SOURCE DATA:
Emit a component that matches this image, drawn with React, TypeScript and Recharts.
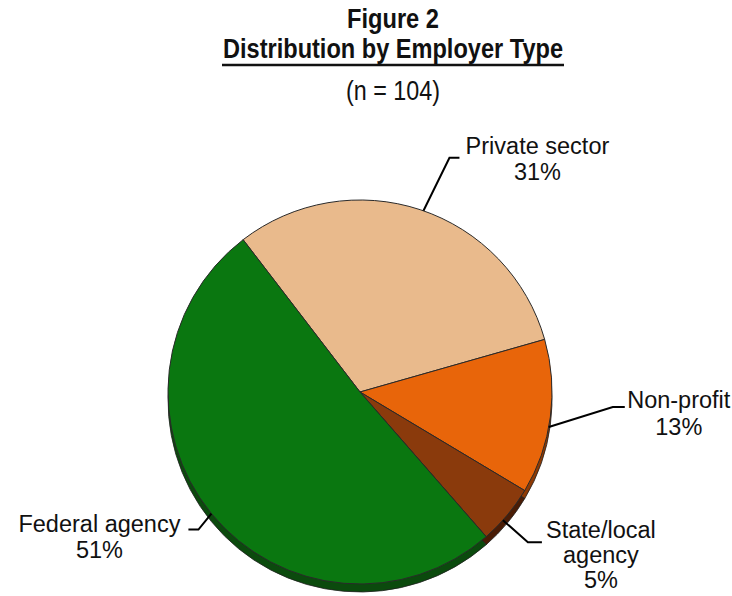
import { PieChart, Pie, Cell } from 'recharts';

const categories = ['Private sector', 'Non-profit', 'State/local agency', 'Federal agency'];
const shares = [31, 13, 5, 51];
const sliceColors = ['#E9BA8C', '#E8650A', '#8A3A0C', '#0A7710'];
const depthColors = ['#9C6E45', '#8E3A04', '#4A1C05', '#0B4A0D'];

const titleLines = ['Figure 2', 'Distribution by Employer Type', '(n = 104)'];

const data = categories.map((name, i) => ({ name, value: shares[i] }));

const RADIAN = Math.PI / 180;
const labelFont = "'Liberation Sans', Arial, sans-serif";

// leader line anchor/elbow + text placement, relative to the point on the rim
const labelLayout: Record<
  string,
  { da: number; ex: number; ey: number; hx: number; tx: number; ty: number; lh: number; lines: string[] }
> = {
  'Private sector': { da: -1, ex: 26, ey: -53, hx: 10, tx: 114, ty: -57, lh: 26, lines: ['Private sector'] },
  'Non-profit': { da: -3, ex: 64, ey: -20, hx: 12, tx: 130, ty: -19, lh: 27, lines: ['Non-profit'] },
  'State/local agency': { da: -2, ex: 25, ey: 22, hx: 14, tx: 98, ty: 18, lh: 25, lines: ['State/local', 'agency'] },
  'Federal agency': { da: 0, ex: -13, ey: 16, hx: -10, tx: -112, ty: 18, lh: 26, lines: ['Federal agency'] },
};

const renderLabel = (props: any) => {
  const { cx, cy, midAngle, outerRadius, name, value } = props;
  const lay = labelLayout[name];
  if (!lay) return null;
  const a = (midAngle + lay.da) * RADIAN;
  const sx = cx + outerRadius * Math.cos(-a);
  const sy = cy + outerRadius * Math.sin(-a);
  const ex = sx + lay.ex;
  const ey = sy + lay.ey;
  const hx = ex + lay.hx;
  const lines = [...lay.lines, `${value}%`];
  return (
    <g>
      <polyline points={`${sx},${sy} ${ex},${ey} ${hx},${ey}`} fill="none" stroke="#000" strokeWidth={2} />
      <text x={sx + lay.tx} y={sy + lay.ty} textAnchor="middle" fontFamily={labelFont} fontSize={23.5} fill="#111">
        {lines.map((l, i) => (
          <tspan key={i} x={sx + lay.tx} dy={i === 0 ? 0 : lay.lh}>
            {l}
          </tspan>
        ))}
      </text>
    </g>
  );
};

function Title() {
  const cx = 393;
  return (
    <svg width={732} height={120} style={{ position: 'absolute', left: 0, top: 0 }}>
      <g fontFamily={labelFont} fill="#111" textAnchor="middle">
        <text x={cx} y={28} fontSize={28} fontWeight="bold" textLength={92} lengthAdjust="spacingAndGlyphs">
          {titleLines[0]}
        </text>
        <text x={cx} y={58} fontSize={28} fontWeight="bold" textLength={340} lengthAdjust="spacingAndGlyphs">
          {titleLines[1]}
        </text>
        <line x1={cx - 171} x2={cx + 171} y1={65} y2={65} stroke="#111" strokeWidth={2.5} />
        <text x={cx} y={100} fontSize={28} textLength={94} lengthAdjust="spacingAndGlyphs">
          {titleLines[2]}
        </text>
      </g>
    </svg>
  );
}

export default function App() {
  return (
    <div style={{ position: 'absolute', left: 0, top: 0, width: 732, height: 596, background: '#fff' }}>
      <div style={{ position: 'absolute', left: 0, top: 0 }}>
        <PieChart width={732} height={596}>
          <Pie
            data={data}
            dataKey="value"
            nameKey="name"
            cx={355}
            cy={395}
            outerRadius={192}
            startAngle={127.5}
            endAngle={-232.5}
            stroke="#1f1f1f"
            strokeWidth={0.8}
            isAnimationActive={false}
          >
            {data.map((d, i) => (
              <Cell key={d.name} fill={depthColors[i]} />
            ))}
          </Pie>
          <Pie
            data={data}
            dataKey="value"
            nameKey="name"
            cx={355}
            cy={387}
            outerRadius={192}
            startAngle={127.5}
            endAngle={-232.5}
            stroke="#2a2a2a"
            strokeWidth={1}
            label={renderLabel}
            labelLine={false}
            isAnimationActive={false}
          >
            {data.map((d, i) => (
              <Cell key={d.name} fill={sliceColors[i]} />
            ))}
          </Pie>
        </PieChart>
      </div>
      <Title />
    </div>
  );
}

TASK DETAILS:
Every line of the data above should be quoted exactly. Omit the pictures.

EXERCISE SOLUTION:
Emit a component that matches this image, drawn with React, TypeScript and Recharts.
import { PieChart, Pie, Cell } from 'recharts';

const categories = ['Private sector', 'Non-profit', 'State/local agency', 'Federal agency'];
const shares = [31, 13, 5, 51];
const sliceColors = ['#E9BA8C', '#E8650A', '#8A3A0C', '#0A7710'];
const depthColors = ['#9C6E45', '#8E3A04', '#4A1C05', '#0B4A0D'];

const titleLines = ['Figure 2', 'Distribution by Employer Type', '(n = 104)'];

const data = categories.map((name, i) => ({ name, value: shares[i] }));

const RADIAN = Math.PI / 180;
const labelFont = "'Liberation Sans', Arial, sans-serif";

// leader line anchor/elbow + text placement, relative to the point on the rim
const labelLayout: Record<
  string,
  { da: number; ex: number; ey: number; hx: number; tx: number; ty: number; lh: number; lines: string[] }
> = {
  'Private sector': { da: -1, ex: 26, ey: -53, hx: 10, tx: 114, ty: -57, lh: 26, lines: ['Private sector'] },
  'Non-profit': { da: -3, ex: 64, ey: -20, hx: 12, tx: 130, ty: -19, lh: 27, lines: ['Non-profit'] },
  'State/local agency': { da: -2, ex: 25, ey: 22, hx: 14, tx: 98, ty: 18, lh: 25, lines: ['State/local', 'agency'] },
  'Federal agency': { da: 0, ex: -13, ey: 16, hx: -10, tx: -112, ty: 18, lh: 26, lines: ['Federal agency'] },
};

const renderLabel = (props: any) => {
  const { cx, cy, midAngle, outerRadius, name, value } = props;
  const lay = labelLayout[name];
  if (!lay) return null;
  const a = (midAngle + lay.da) * RADIAN;
  const sx = cx + outerRadius * Math.cos(-a);
  const sy = cy + outerRadius * Math.sin(-a);
  const ex = sx + lay.ex;
  const ey = sy + lay.ey;
  const hx = ex + lay.hx;
  const lines = [...lay.lines, `${value}%`];
  return (
    <g>
      <polyline points={`${sx},${sy} ${ex},${ey} ${hx},${ey}`} fill="none" stroke="#000" strokeWidth={2} />
      <text x={sx + lay.tx} y={sy + lay.ty} textAnchor="middle" fontFamily={labelFont} fontSize={23.5} fill="#111">
        {lines.map((l, i) => (
          <tspan key={i} x={sx + lay.tx} dy={i === 0 ? 0 : lay.lh}>
            {l}
          </tspan>
        ))}
      </text>
    </g>
  );
};

function Title() {
  const cx = 393;
  return (
    <svg width={732} height={120} style={{ position: 'absolute', left: 0, top: 0 }}>
      <g fontFamily={labelFont} fill="#111" textAnchor="middle">
        <text x={cx} y={28} fontSize={28} fontWeight="bold" textLength={92} lengthAdjust="spacingAndGlyphs">
          {titleLines[0]}
        </text>
        <text x={cx} y={58} fontSize={28} fontWeight="bold" textLength={340} lengthAdjust="spacingAndGlyphs">
          {titleLines[1]}
        </text>
        <line x1={cx - 171} x2={cx + 171} y1={65} y2={65} stroke="#111" strokeWidth={2.5} />
        <text x={cx} y={100} fontSize={28} textLength={94} lengthAdjust="spacingAndGlyphs">
          {titleLines[2]}
        </text>
      </g>
    </svg>
  );
}

export default function App() {
  return (
    <div style={{ position: 'absolute', left: 0, top: 0, width: 732, height: 596, background: '#fff' }}>
      <div style={{ position: 'absolute', left: 0, top: 0 }}>
        <PieChart width={732} height={596}>
          <Pie
            data={data}
            dataKey="value"
            nameKey="name"
            cx={355}
            cy={395}
            outerRadius={192}
            startAngle={127.5}
            endAngle={-232.5}
            stroke="#1f1f1f"
            strokeWidth={0.8}
            isAnimationActive={false}
          >
            {data.map((d, i) => (
              <Cell key={d.name} fill={depthColors[i]} />
            ))}
          </Pie>
          <Pie
            data={data}
            dataKey="value"
            nameKey="name"
            cx={355}
            cy={387}
            outerRadius={192}
            startAngle={127.5}
            endAngle={-232.5}
            stroke="#2a2a2a"
            strokeWidth={1}
            label={renderLabel}
            labelLine={false}
            isAnimationActive={false}
          >
            {data.map((d, i) => (
              <Cell key={d.name} fill={sliceColors[i]} />
            ))}
          </Pie>
        </PieChart>
      </div>
      <Title />
    </div>
  );
}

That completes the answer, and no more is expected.